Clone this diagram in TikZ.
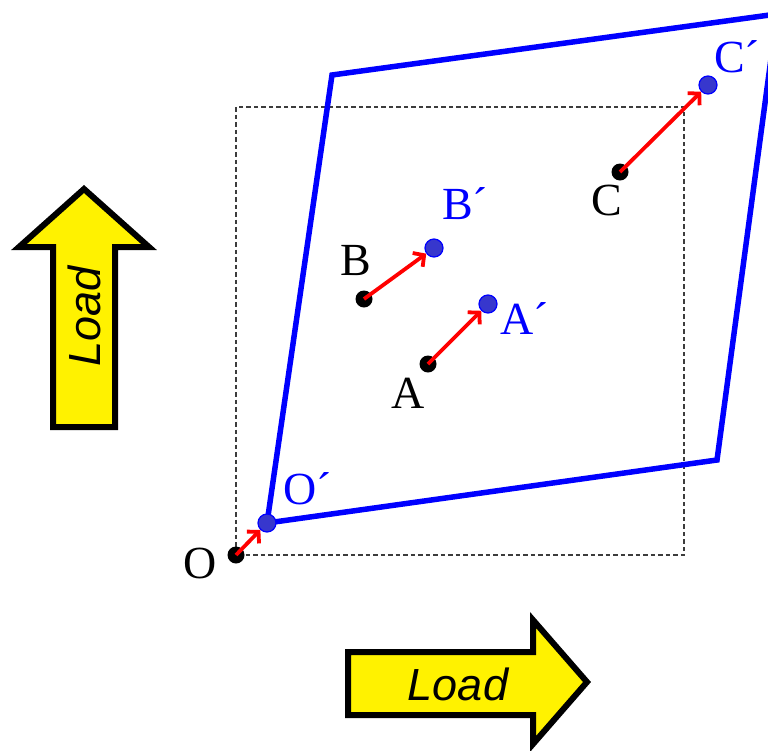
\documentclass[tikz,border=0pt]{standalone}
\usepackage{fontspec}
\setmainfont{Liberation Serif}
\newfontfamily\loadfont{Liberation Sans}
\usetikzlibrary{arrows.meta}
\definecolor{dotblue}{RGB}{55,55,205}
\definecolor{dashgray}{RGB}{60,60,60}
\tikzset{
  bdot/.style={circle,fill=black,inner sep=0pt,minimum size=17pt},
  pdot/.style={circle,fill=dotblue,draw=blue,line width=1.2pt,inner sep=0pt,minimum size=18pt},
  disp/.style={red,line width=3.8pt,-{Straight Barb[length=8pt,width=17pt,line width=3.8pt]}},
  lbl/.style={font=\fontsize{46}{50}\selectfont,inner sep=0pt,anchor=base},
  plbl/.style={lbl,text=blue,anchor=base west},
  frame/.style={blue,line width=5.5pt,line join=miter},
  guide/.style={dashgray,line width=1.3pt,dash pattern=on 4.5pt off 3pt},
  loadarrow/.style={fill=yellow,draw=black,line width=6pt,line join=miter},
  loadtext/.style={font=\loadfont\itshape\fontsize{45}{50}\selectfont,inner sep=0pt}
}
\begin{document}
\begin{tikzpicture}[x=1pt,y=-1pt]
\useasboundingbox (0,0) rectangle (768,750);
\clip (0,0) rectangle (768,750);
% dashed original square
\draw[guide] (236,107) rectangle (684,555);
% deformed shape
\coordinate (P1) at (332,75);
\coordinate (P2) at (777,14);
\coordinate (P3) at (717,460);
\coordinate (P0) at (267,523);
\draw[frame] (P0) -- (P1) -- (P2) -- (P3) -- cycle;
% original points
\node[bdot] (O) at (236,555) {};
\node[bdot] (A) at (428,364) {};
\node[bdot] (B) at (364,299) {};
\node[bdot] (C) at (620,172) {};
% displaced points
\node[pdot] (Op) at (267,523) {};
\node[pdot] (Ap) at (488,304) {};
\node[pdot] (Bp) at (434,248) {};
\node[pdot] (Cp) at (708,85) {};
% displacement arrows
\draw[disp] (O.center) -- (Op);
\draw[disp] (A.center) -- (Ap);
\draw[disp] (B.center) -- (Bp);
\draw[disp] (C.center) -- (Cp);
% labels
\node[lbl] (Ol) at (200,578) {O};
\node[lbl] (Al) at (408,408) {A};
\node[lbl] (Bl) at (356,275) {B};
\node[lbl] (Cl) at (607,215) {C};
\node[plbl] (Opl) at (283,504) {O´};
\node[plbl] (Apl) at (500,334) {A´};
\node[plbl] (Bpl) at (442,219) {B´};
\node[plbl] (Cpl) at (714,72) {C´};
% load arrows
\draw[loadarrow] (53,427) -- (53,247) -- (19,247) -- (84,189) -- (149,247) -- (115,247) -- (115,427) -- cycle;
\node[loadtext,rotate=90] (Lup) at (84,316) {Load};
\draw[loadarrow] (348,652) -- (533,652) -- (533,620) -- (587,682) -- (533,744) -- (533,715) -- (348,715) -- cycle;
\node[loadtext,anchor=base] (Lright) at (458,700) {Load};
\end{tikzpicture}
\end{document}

Task directions: All the lines above are to be given again exactly as they read, with the pictures removed.

Worked answer:
Clone this diagram in TikZ.
\documentclass[tikz,border=0pt]{standalone}
\usepackage{fontspec}
\setmainfont{Liberation Serif}
\newfontfamily\loadfont{Liberation Sans}
\usetikzlibrary{arrows.meta}
\definecolor{dotblue}{RGB}{55,55,205}
\definecolor{dashgray}{RGB}{60,60,60}
\tikzset{
  bdot/.style={circle,fill=black,inner sep=0pt,minimum size=17pt},
  pdot/.style={circle,fill=dotblue,draw=blue,line width=1.2pt,inner sep=0pt,minimum size=18pt},
  disp/.style={red,line width=3.8pt,-{Straight Barb[length=8pt,width=17pt,line width=3.8pt]}},
  lbl/.style={font=\fontsize{46}{50}\selectfont,inner sep=0pt,anchor=base},
  plbl/.style={lbl,text=blue,anchor=base west},
  frame/.style={blue,line width=5.5pt,line join=miter},
  guide/.style={dashgray,line width=1.3pt,dash pattern=on 4.5pt off 3pt},
  loadarrow/.style={fill=yellow,draw=black,line width=6pt,line join=miter},
  loadtext/.style={font=\loadfont\itshape\fontsize{45}{50}\selectfont,inner sep=0pt}
}
\begin{document}
\begin{tikzpicture}[x=1pt,y=-1pt]
\useasboundingbox (0,0) rectangle (768,750);
\clip (0,0) rectangle (768,750);
% dashed original square
\draw[guide] (236,107) rectangle (684,555);
% deformed shape
\coordinate (P1) at (332,75);
\coordinate (P2) at (777,14);
\coordinate (P3) at (717,460);
\coordinate (P0) at (267,523);
\draw[frame] (P0) -- (P1) -- (P2) -- (P3) -- cycle;
% original points
\node[bdot] (O) at (236,555) {};
\node[bdot] (A) at (428,364) {};
\node[bdot] (B) at (364,299) {};
\node[bdot] (C) at (620,172) {};
% displaced points
\node[pdot] (Op) at (267,523) {};
\node[pdot] (Ap) at (488,304) {};
\node[pdot] (Bp) at (434,248) {};
\node[pdot] (Cp) at (708,85) {};
% displacement arrows
\draw[disp] (O.center) -- (Op);
\draw[disp] (A.center) -- (Ap);
\draw[disp] (B.center) -- (Bp);
\draw[disp] (C.center) -- (Cp);
% labels
\node[lbl] (Ol) at (200,578) {O};
\node[lbl] (Al) at (408,408) {A};
\node[lbl] (Bl) at (356,275) {B};
\node[lbl] (Cl) at (607,215) {C};
\node[plbl] (Opl) at (283,504) {O´};
\node[plbl] (Apl) at (500,334) {A´};
\node[plbl] (Bpl) at (442,219) {B´};
\node[plbl] (Cpl) at (714,72) {C´};
% load arrows
\draw[loadarrow] (53,427) -- (53,247) -- (19,247) -- (84,189) -- (149,247) -- (115,247) -- (115,427) -- cycle;
\node[loadtext,rotate=90] (Lup) at (84,316) {Load};
\draw[loadarrow] (348,652) -- (533,652) -- (533,620) -- (587,682) -- (533,744) -- (533,715) -- (348,715) -- cycle;
\node[loadtext,anchor=base] (Lright) at (458,700) {Load};
\end{tikzpicture}
\end{document}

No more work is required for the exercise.